Upon its original release, film critic and future director François Truffaut praised the film, stating that "Out of the worst crime novels I ever read, Jules Dassin has made the best crime film I've ever seen" and "Everything in Le Rififi is intelligent: screenplay, dialogue, sets, music, choice of actors. Jean Servais, Robert Manuel, and Jules Dassin are perfect." Legendary French critic André Bazin said that Rififi brought the genre a "sincerity and humanity that break with the conventions of a crime film, and manage to touch our hearts". In the February 1956 issue of the French film magazine Cahiers du cinéma, the film was listed as number thirteen in the top twenty films of 1955.

The American release of the film also received acclaim. Bosley Crowther of The New York Times referred to the film as "perhaps the keenest crime film that ever came from France, including Pepe le Moko and some of the best of Louis Jouvet and Jean Gabin." When rereleased for a limited run within America on July 21, 2000 in a new 35 mm print containing new, more explicit subtitles, Kenneth Turan of the Los Angeles Times wrote the film was the "benchmark all succeeding heist films have been measured against... It's a film whose influence is hard to overstate, one that proves for not the last time that it's easier to break into a safe than fathom the mysteries of the human heart." In 2002, critic Roger Ebert added the film to his list of 'Great Movies' stating "echoes of Rififi can be found from Kubrick's The Killing to Tarantino's Reservoir Dogs." Rififi placed at number 90 on Empire's list of The 100 Best Films Of World Cinema.

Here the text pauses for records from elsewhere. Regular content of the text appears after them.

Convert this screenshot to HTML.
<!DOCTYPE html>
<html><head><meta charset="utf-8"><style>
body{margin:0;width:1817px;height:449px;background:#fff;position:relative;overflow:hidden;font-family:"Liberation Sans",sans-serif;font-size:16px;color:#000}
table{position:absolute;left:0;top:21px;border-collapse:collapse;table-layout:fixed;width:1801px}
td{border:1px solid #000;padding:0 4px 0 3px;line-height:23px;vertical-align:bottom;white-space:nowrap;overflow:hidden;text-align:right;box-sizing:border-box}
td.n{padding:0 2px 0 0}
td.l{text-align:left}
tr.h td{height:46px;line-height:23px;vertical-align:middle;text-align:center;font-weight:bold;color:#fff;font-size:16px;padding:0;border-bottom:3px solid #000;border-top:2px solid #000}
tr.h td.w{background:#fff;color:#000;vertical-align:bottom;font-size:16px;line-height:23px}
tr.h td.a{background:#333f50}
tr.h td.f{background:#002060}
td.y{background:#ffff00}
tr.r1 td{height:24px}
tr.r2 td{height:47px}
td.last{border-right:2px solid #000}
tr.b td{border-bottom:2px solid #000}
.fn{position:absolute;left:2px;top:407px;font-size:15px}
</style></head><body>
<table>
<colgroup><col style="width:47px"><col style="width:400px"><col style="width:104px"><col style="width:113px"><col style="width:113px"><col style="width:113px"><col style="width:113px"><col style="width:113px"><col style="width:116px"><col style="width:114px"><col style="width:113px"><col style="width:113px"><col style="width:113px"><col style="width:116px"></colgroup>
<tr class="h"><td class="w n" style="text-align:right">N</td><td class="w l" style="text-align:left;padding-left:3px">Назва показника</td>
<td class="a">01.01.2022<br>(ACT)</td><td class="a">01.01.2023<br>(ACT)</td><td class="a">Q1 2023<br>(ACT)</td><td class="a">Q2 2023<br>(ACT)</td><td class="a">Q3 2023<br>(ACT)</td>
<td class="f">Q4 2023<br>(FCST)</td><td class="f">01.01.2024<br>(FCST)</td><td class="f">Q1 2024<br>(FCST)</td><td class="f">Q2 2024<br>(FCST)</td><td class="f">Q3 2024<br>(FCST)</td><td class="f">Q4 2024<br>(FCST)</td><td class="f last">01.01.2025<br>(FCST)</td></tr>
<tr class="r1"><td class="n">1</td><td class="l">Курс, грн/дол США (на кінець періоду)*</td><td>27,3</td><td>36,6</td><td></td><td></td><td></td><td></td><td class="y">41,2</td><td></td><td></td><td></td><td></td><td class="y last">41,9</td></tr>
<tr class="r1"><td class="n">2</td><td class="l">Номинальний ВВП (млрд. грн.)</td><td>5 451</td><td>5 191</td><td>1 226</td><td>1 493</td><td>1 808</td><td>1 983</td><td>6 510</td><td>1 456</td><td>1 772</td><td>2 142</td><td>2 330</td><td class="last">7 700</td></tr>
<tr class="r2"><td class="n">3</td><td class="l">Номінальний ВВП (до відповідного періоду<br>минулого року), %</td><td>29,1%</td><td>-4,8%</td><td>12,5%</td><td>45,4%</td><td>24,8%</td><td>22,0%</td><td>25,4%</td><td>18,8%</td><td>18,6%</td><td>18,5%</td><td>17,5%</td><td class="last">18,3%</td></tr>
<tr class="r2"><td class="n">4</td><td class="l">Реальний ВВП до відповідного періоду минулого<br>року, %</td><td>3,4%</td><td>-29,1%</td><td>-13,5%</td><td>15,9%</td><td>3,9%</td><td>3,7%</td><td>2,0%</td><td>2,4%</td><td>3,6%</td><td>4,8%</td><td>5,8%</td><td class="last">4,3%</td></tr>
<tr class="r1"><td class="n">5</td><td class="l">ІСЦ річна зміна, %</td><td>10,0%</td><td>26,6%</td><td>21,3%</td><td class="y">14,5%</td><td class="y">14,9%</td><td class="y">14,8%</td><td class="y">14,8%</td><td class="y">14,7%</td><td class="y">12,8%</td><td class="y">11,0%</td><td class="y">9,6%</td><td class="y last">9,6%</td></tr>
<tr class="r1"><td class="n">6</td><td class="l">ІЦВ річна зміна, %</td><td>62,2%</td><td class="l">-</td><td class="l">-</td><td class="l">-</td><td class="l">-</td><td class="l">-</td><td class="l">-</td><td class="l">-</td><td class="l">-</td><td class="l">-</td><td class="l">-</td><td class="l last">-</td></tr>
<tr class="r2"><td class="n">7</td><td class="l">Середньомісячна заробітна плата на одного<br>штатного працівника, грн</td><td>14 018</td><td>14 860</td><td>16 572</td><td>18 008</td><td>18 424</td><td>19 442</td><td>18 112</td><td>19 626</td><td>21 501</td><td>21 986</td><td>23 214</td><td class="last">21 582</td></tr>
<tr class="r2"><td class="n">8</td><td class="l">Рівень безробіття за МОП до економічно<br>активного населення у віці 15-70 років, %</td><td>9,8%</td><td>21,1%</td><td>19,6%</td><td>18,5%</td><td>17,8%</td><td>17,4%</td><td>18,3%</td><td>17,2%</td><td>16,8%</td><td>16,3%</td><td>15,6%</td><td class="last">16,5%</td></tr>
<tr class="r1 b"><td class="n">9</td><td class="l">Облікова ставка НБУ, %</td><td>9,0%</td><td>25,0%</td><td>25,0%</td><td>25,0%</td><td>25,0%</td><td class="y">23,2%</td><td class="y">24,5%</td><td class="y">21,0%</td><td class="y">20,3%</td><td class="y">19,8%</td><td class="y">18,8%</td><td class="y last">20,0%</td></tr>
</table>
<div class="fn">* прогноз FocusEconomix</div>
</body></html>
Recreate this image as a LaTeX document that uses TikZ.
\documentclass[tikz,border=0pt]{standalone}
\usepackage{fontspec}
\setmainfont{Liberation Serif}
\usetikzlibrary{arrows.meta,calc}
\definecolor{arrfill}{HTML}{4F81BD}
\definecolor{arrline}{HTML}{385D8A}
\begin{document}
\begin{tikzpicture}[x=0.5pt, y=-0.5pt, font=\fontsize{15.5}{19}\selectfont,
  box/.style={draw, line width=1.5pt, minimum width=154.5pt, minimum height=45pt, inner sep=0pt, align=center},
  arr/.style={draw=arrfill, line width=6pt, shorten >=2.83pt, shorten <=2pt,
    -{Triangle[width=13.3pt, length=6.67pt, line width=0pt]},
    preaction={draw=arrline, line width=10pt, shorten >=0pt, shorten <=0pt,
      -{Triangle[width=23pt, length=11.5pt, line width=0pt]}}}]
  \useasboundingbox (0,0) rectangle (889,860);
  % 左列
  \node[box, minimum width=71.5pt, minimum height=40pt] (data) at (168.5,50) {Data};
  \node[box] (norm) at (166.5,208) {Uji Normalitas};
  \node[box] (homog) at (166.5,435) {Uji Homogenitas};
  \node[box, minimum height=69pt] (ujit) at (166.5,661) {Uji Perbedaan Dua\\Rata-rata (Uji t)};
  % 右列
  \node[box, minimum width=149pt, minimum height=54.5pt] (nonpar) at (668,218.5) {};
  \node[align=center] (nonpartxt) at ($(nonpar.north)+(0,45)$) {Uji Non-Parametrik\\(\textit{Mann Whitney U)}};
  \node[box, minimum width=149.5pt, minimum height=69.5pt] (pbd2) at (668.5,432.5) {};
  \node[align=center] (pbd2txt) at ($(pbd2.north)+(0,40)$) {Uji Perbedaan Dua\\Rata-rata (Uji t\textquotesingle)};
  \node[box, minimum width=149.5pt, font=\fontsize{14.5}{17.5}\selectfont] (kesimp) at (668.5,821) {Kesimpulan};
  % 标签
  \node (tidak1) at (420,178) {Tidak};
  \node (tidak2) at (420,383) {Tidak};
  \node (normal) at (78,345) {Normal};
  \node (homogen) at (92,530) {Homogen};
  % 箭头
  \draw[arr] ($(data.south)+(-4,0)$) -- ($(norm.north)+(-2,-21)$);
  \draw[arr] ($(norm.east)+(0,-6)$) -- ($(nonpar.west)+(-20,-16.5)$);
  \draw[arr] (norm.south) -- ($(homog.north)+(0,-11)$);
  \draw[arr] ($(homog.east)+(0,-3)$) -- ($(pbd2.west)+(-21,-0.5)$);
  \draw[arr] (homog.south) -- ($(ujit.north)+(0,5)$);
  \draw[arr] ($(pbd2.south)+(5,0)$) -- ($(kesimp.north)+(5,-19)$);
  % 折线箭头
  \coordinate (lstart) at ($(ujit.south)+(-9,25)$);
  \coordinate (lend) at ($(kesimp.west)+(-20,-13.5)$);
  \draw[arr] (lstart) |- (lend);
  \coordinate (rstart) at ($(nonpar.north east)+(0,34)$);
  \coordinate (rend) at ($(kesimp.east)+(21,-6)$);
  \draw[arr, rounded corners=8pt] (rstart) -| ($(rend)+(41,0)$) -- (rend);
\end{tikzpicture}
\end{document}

Rififi's violence in the film is very realistic which is unheard of for most films in the 50's besides Fritz Lang's noir masterpiece The Big Heat. It has a unrehearsed naturalness to it and the characters in the film seem less as supermen and more human and prone to mistakes. Much of the violence takes place just off-screen; most famously the belt beating scene that Tony does to his ex girlfriend Mado; which might be because of the production code but it makes the gritty violence much more effective. On of the best scenes of the film is when Tony has to sadly execute Cesar (who was played by Dassin) after Cesar rats out his accomplices because of his stupidity and carelessness. "You know the rules," Tony says and you can see in his eyes that he does not want to do it but he has to out of the code of the streets; and Cesar understands as well. Dassin was known for being a director who loved to shoot on real life city locations, like his other films Naked City which is famous for its semi-documentary footage of New York. Then there's Nights and the City, which tells the story of a slimy small time grifter, played by Richard Widmark who becomes a fugitive from the mob after a fixed boxing promotion goes horribly wrong; and the filmmaking shots of wet streets and dark alleys makes it one of the best noir films of the 50's; for which it's style is often compared to The Third Man. In Rififi, it's nighttime shots are stunning and Dassin filmed using everyday locations which include construction sites, back alleys, train stations, diners, smokey gambling houses and dance clubs. The dance club (which is called L'Age d'Or in homage to the Luis Bunuel surrealist film) and it's interior with beautiful exotic dancers singing and dancing is entrancing. Rififi is one of the most perfectly crafted gangster thrillers of all time and it's gangster ethics, mixed with great dialog, characters, acting, the gorgeous underworld locales, and a heart-pounding climax; make Rififi timeless.